LAKE ATITLAN: Located in the western highlands, this mountainous region is known for its indigenous traditions, folklore and the resplendent Lake Atitlán. The Lake is an ultimate high for hopeless romantics and adventurers. Atitlán is recognized to be the deepest lake in Central America with a maximum depth of 340 meters. The lake is shaped by deep escarpments, which surround it, and by three volcanoes on its southern flank. It is renowned as one of the most beautiful lakes in the world.
The fertile soils of these winding mountains, magical volcanoes and beautiful valleys, became the land of the Cack’chiquel, Quek’chi, Mam and Tzutujil, ethnic Mayan groups whose traditional indigenous culture continues to reign and develop. Lake Atitlán (Lago de Atitlán) is a large endorheic lake “one that does not flow to the sea”..

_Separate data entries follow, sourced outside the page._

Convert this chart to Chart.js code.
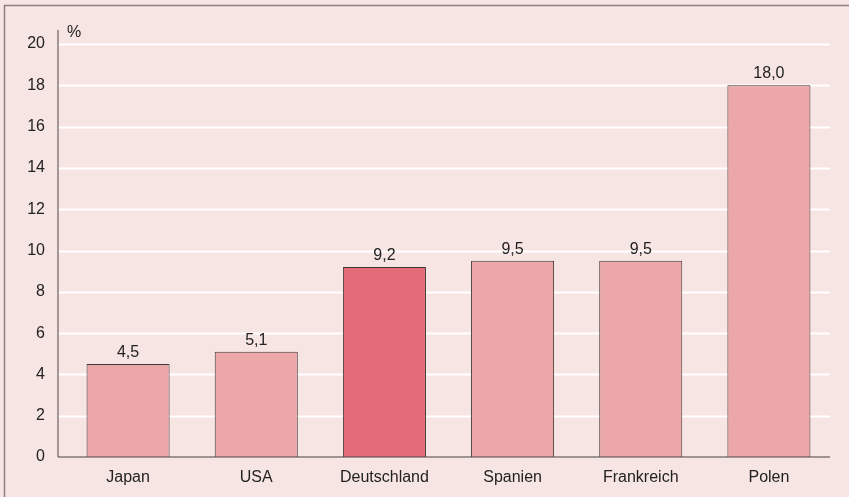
<!DOCTYPE html>
<html>
<head>
<meta charset="utf-8">
<script src="https://cdn.jsdelivr.net/npm/chart.js@4.4.0/dist/chart.umd.min.js"></script>
<style>
html,body{margin:0;padding:0;background:#f7e5e3;}
#wrap{width:849px;height:497px;position:relative;}
</style>
</head>
<body>
<div id="wrap"><canvas id="c" width="849" height="497"></canvas></div>
<script>
const categories = ["Japan", "USA", "Deutschland", "Spanien", "Frankreich", "Polen"];
const values = [4.5, 5.1, 9.2, 9.5, 9.5, 18.0];
const valueLabels = ["4,5", "5,1", "9,2", "9,5", "9,5", "18,0"];
const yTicks = [0, 2, 4, 6, 8, 10, 12, 14, 16, 18, 20];
const unitLabel = "%";

const lightColor = "#eca8a8";
const darkColor = "#e46c78";
const barColors = categories.map(c => c === "Deutschland" ? darkColor : lightColor);
const FONT = "'Liberation Sans', Arial, sans-serif";
const AXIS_X = 58, AXIS_END = 830;

const deco = {
  id: 'deco',
  beforeDraw(chart) {
    const ctx = chart.ctx;
    ctx.save();
    ctx.fillStyle = '#f7e5e3';
    ctx.fillRect(0, 0, chart.width, chart.height);
    ctx.strokeStyle = '#8a8080';
    ctx.lineWidth = 1.5;
    ctx.beginPath();
    ctx.moveTo(4.5, chart.height);
    ctx.lineTo(4.5, 5.5);
    ctx.lineTo(chart.width, 5.5);
    ctx.stroke();
    ctx.restore();
  },
  beforeDatasetsDraw(chart) {
    const ctx = chart.ctx;
    const ys = chart.scales.y;
    ctx.save();
    ctx.strokeStyle = '#ffffff';
    ctx.lineWidth = 1.8;
    yTicks.forEach(v => {
      if (v === 0) return;
      const y = Math.round(ys.getPixelForValue(v)) + 0.5;
      ctx.beginPath();
      ctx.moveTo(AXIS_X, y);
      ctx.lineTo(AXIS_END, y);
      ctx.stroke();
    });
    ctx.restore();
  },
  afterDatasetsDraw(chart) {
    const ctx = chart.ctx;
    const area = chart.chartArea;
    ctx.save();
    ctx.strokeStyle = '#6b6262';
    ctx.lineWidth = 1.2;
    ctx.beginPath();
    ctx.moveTo(AXIS_X, 30);
    ctx.lineTo(AXIS_X, area.bottom);
    ctx.stroke();
    ctx.strokeStyle = '#4a4444';
    ctx.beginPath();
    ctx.moveTo(AXIS_X, area.bottom);
    ctx.lineTo(AXIS_END, area.bottom);
    ctx.stroke();
    ctx.fillStyle = '#222';
    ctx.font = '16px ' + FONT;
    ctx.textAlign = 'left';
    ctx.textBaseline = 'alphabetic';
    ctx.fillText(unitLabel, AXIS_X + 9, 37);
    const meta = chart.getDatasetMeta(0);
    ctx.textAlign = 'center';
    meta.data.forEach((bar, i) => {
      ctx.fillText(valueLabels[i], bar.x, bar.y - 7);
    });
    ctx.restore();
  }
};

new Chart(document.getElementById('c'), {
  type: 'bar',
  data: {
    labels: categories,
    datasets: [{
      data: values,
      backgroundColor: barColors,
      borderColor: '#3f3838',
      borderWidth: 1,
      categoryPercentage: 1,
      barPercentage: 0.648
    }]
  },
  options: {
    responsive: false,
    animation: false,
    devicePixelRatio: 1,
    layout: { padding: { left: 0, right: 16, top: 44, bottom: 0 } },
    plugins: { legend: { display: false }, tooltip: { enabled: false } },
    scales: {
      x: {
        grid: { display: false, drawTicks: false },
        border: { display: false },
        ticks: { color: '#222', font: { family: FONT, size: 16 }, padding: 11 },
        afterFit(s) { s.height = 40; }
      },
      y: {
        min: 0, max: 20,
        afterBuildTicks(s) { s.ticks = yTicks.map(v => ({ value: v })); },
        grid: { display: false, drawTicks: false },
        border: { display: false },
        ticks: { color: '#222', font: { family: FONT, size: 16 }, padding: 19 },
        afterFit(s) { s.width = 64; }
      }
    }
  },
  plugins: [deco]
});
</script>
</body>
</html>
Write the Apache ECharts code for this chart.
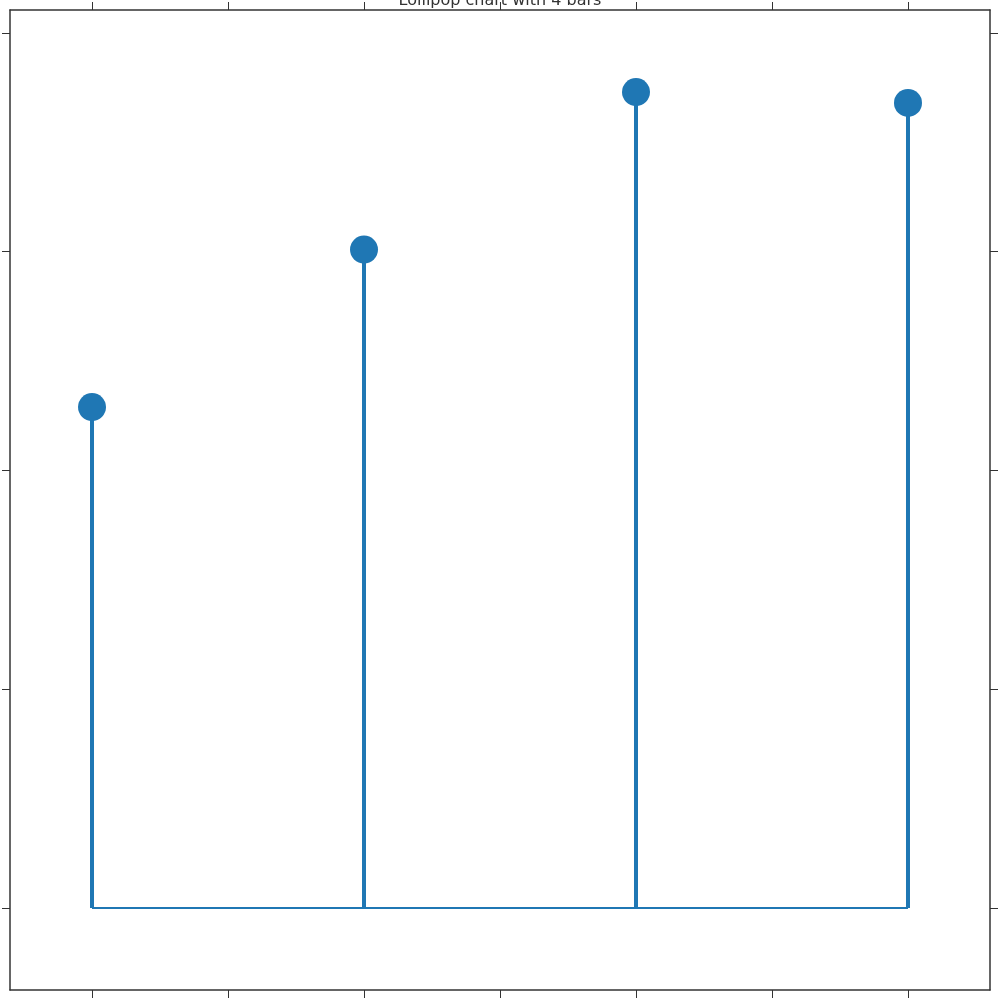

The lake basin supports extensive coffee growth and a variety of farm crops, most notably corn. Other significant agricultural products include onions, beans, squash, tomatoes, cucumbers, garlic, chile verde, strawberries, avocados and pitahaya fruit. The lake itself is rich in animal life, which provides a significant food source for the largely indigenous population.
Santiago Atitlán is the largest of the lakeside communities, and is noted for its worship of Maximón, an idol formed by the fusion of traditional Mayan deities, Catholic saints and conquistador legends. The institutionalized effigy of Maximón is under the control of a local religious brotherhood and resides in various houses of its membership during the course of a year, being ceremonially moved in a grand procession during Semana Santa.
The smaller villages of Santa Cruz, San Juan and Santa Catarina are centers of the traditional textile production. Multi-colored fabrics are hand-woven on back-strap looms unchanged over the centuries. Each day hundreds of Maya pescadors (fishermen) ply the lake in hand-hewn wooden cayukas (boats) in search of the days catch. Along the lakeshore the women gather to socialize, bath and wash. On the mountainsides are fields of corn and coffee tended by the villagers.
Coordinates: 14°42′N 91°12′W
GEOLOGY: The lake is volcanic in origin, filling an enormous caldera formed in an eruption 84,000 years ago. Continued volcanic activity formed the three towering volcanoes we see today, El Tolimán, Atitlán, and San Pedro, reaching up to 3357 meters above sea level in the southern shores. These are joined by the Cerro Chicul or Santa Clara peak, reaching approximately 2430 meters above sea level. And on the western shores are Cerro San Marcos and Cerro Cristalino, subsidiary cones of the three volcanoes, with their peaks reaching 2918 and 2251 meters above sea level respectively. Adding the adjacent mountains and other nearby Cerros, rising up to a 1000 meters on both sides, and you have a natural picturesque frame for the lake. It is a true awe inspiring setting for the lake’s water surface which measures approximately 125 square kilometers, 18 km across at its widest point, 400m deep at the center, and situated at 1560 meters above sea level.
WEATHER: The highlands and Lake Atitlán’s climate is lovely year round and makes travel possible at any time. The rainy season is from May to November, although the mornings are generally clear, warm, and dry. Rains may happen in the early evenings, with cooler temperatures at night. Temperatures rarely vary with daytime highs ranging from the 60s F to the 80s F, and overnight lows in the 50s F or 60s F. The water temperature of the lake is 72º F year round.
CULTURE: The lake is surrounded by 14 villages, in which the Mayan culture is still prevalent and traditional dress is worn. The Maya people of Atitlán are predominantly Tz’utujil on the south shore and Kaqchikel on the east and north shore. During the Spanish conquest of the Americas, the Kaqchikel allied themselves with the invaders to defeat their historic enemies the Tz’utujil and Quiché Maya.